Lecompton is a city in Douglas County, Kansas, United States. It is part of the Lawrence, Kansas Metropolitan Statistical Area. The population was 608 at the 2000 census. Lecompton played a major historical role in pre-Civil War America as the Territorial capital of Kansas from 1855 to 1861. This time period was known as Bleeding Kansas.
Lecompton was founded in 1854 and planted on a bluff on the south bank of the Kansas River. It was originally called "Bald Eagle", but then later changed to Lecompton in honor of Samuel Lecompte, the chief justice of the territorial supreme court. In the spring of 1855, the town became the official capital of the Kansas Territory. President James Buchanan appointed a governor and officials to establish government offices in Lecompton, and construction began on an elegant capitol building.

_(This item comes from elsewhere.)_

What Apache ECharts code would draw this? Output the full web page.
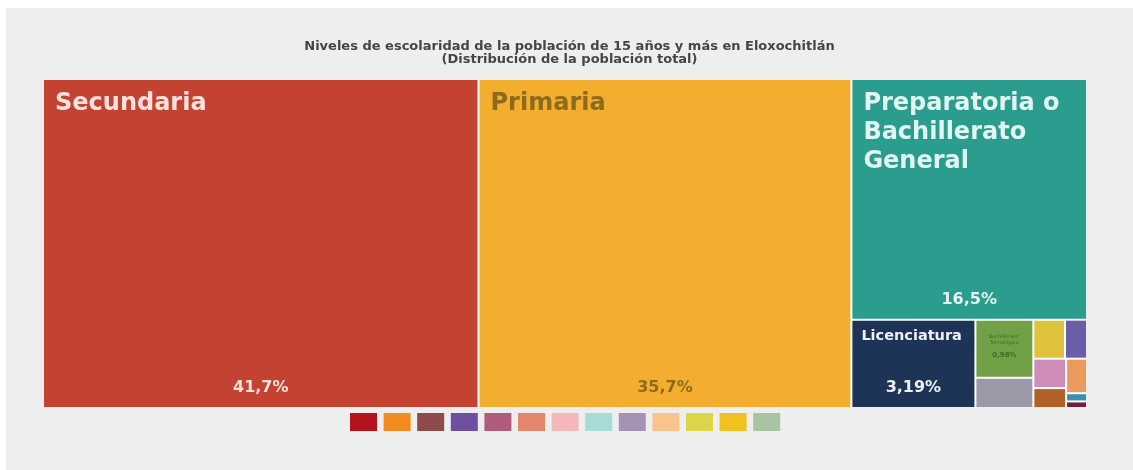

In the fall of 1857 a convention met in Constitution Hall and drafted the famous Lecompton Constitution, which would have admitted Kansas as a slave state. The constitution was rejected after intense national debate and was one of the prime topics of the Lincoln-Douglas debates. The controversy contributed to the growing dispute soon to erupt in civil war. The Lecompton Constitution failed, in part, because the antislavery party won control of the territorial legislature in the election of 1857. The new legislature met at Constitution Hall and immediately began to abolish the pro-slavery laws. The victorious free-state leaders chose Topeka as capital when Kansas became a state on January 29, 1861. The American Civil War began on April 12, 1861.